◆ EXERCISE REQUIREMENTS ◆
Omit all pictures. Copy the rest of the material exactly.

==== DATA SEGMENT ====

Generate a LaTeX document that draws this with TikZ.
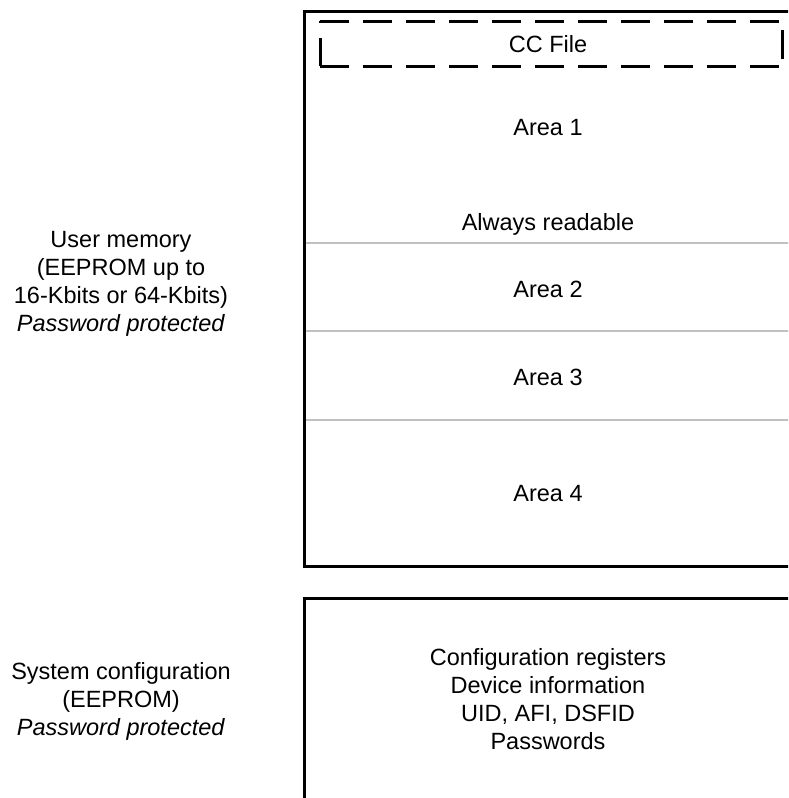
\documentclass[tikz,border=0pt]{standalone}
\usepackage{fontspec}
\setmainfont{Liberation Sans}
\definecolor{divgray}{HTML}{C0C0C0}
\begin{document}
\begin{tikzpicture}[x=1pt,y=-1pt,
  lbl/.style={font=\fontsize{23.5}{28}\selectfont, inner sep=0pt, align=center},
  border/.style={line width=3pt, draw=black},
  divider/.style={line width=2.3pt, draw=divgray},
  ccdash/.style={line width=3pt, dash pattern=on 28.5pt off 14.5pt}]
\useasboundingbox (0,0) rectangle (788,798);
\clip (0,0) rectangle (788,798);
% memory blocks
\draw[border] (304,11) rectangle (800,566.5);
\draw[border] (304,598.5) rectangle (800,830);
% dividers
\coordinate (d1l) at (305.5,243); \coordinate (d1r) at (800,243);
\coordinate (d2l) at (305.5,331); \coordinate (d2r) at (800,331);
\coordinate (d3l) at (305.5,420); \coordinate (d3r) at (800,420);
\draw[divider] (d1l) -- (d1r);
\draw[divider] (d2l) -- (d2r);
\draw[divider] (d3l) -- (d3r);
% CC file dashed frame
\coordinate (ccA) at (320,21); \coordinate (ccB) at (782.7,21);
\coordinate (ccC) at (782.7,66); \coordinate (ccD) at (320,66);
\draw[ccdash] (ccA) -- (ccB);
\draw[ccdash] (ccD) -- (ccC);
\draw[ccdash] (ccD) -- (ccA);
\draw[ccdash, dash phase=34pt] (ccB) -- (ccC);
% texts in user memory
\node[lbl, anchor=base] (cc) at (548,52.5) {CC File};
\node[lbl, anchor=base] (a1) at (548,135.5) {Area 1};
\node[lbl, anchor=base] (ar) at (548,230) {Always readable};
\node[lbl, anchor=base] (a2) at (548,297.5) {Area 2};
\node[lbl, anchor=base] (a3) at (548,385.5) {Area 3};
\node[lbl, anchor=base] (a4) at (548,501.5) {Area 4};
% system config text
\node[lbl] (sys) at (548,699.5) {Configuration registers\\Device information\\UID, AFI, DSFID\\Passwords};
% left labels
\node[lbl] (um) at (121,284) {User memory\\(EEPROM up to\\16-Kbits or 64-Kbits)\\\textit{Password protected}};
\node[lbl] (sc) at (121,701) {System configuration\\(EEPROM)\\\textit{Password protected}};
\end{tikzpicture}
\end{document}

====

◆ ANSWER BELOW ◆
Generate a LaTeX document that draws this with TikZ.
\documentclass[tikz,border=0pt]{standalone}
\usepackage{fontspec}
\setmainfont{Liberation Sans}
\definecolor{divgray}{HTML}{C0C0C0}
\begin{document}
\begin{tikzpicture}[x=1pt,y=-1pt,
  lbl/.style={font=\fontsize{23.5}{28}\selectfont, inner sep=0pt, align=center},
  border/.style={line width=3pt, draw=black},
  divider/.style={line width=2.3pt, draw=divgray},
  ccdash/.style={line width=3pt, dash pattern=on 28.5pt off 14.5pt}]
\useasboundingbox (0,0) rectangle (788,798);
\clip (0,0) rectangle (788,798);
% memory blocks
\draw[border] (304,11) rectangle (800,566.5);
\draw[border] (304,598.5) rectangle (800,830);
% dividers
\coordinate (d1l) at (305.5,243); \coordinate (d1r) at (800,243);
\coordinate (d2l) at (305.5,331); \coordinate (d2r) at (800,331);
\coordinate (d3l) at (305.5,420); \coordinate (d3r) at (800,420);
\draw[divider] (d1l) -- (d1r);
\draw[divider] (d2l) -- (d2r);
\draw[divider] (d3l) -- (d3r);
% CC file dashed frame
\coordinate (ccA) at (320,21); \coordinate (ccB) at (782.7,21);
\coordinate (ccC) at (782.7,66); \coordinate (ccD) at (320,66);
\draw[ccdash] (ccA) -- (ccB);
\draw[ccdash] (ccD) -- (ccC);
\draw[ccdash] (ccD) -- (ccA);
\draw[ccdash, dash phase=34pt] (ccB) -- (ccC);
% texts in user memory
\node[lbl, anchor=base] (cc) at (548,52.5) {CC File};
\node[lbl, anchor=base] (a1) at (548,135.5) {Area 1};
\node[lbl, anchor=base] (ar) at (548,230) {Always readable};
\node[lbl, anchor=base] (a2) at (548,297.5) {Area 2};
\node[lbl, anchor=base] (a3) at (548,385.5) {Area 3};
\node[lbl, anchor=base] (a4) at (548,501.5) {Area 4};
% system config text
\node[lbl] (sys) at (548,699.5) {Configuration registers\\Device information\\UID, AFI, DSFID\\Passwords};
% left labels
\node[lbl] (um) at (121,284) {User memory\\(EEPROM up to\\16-Kbits or 64-Kbits)\\\textit{Password protected}};
\node[lbl] (sc) at (121,701) {System configuration\\(EEPROM)\\\textit{Password protected}};
\end{tikzpicture}
\end{document}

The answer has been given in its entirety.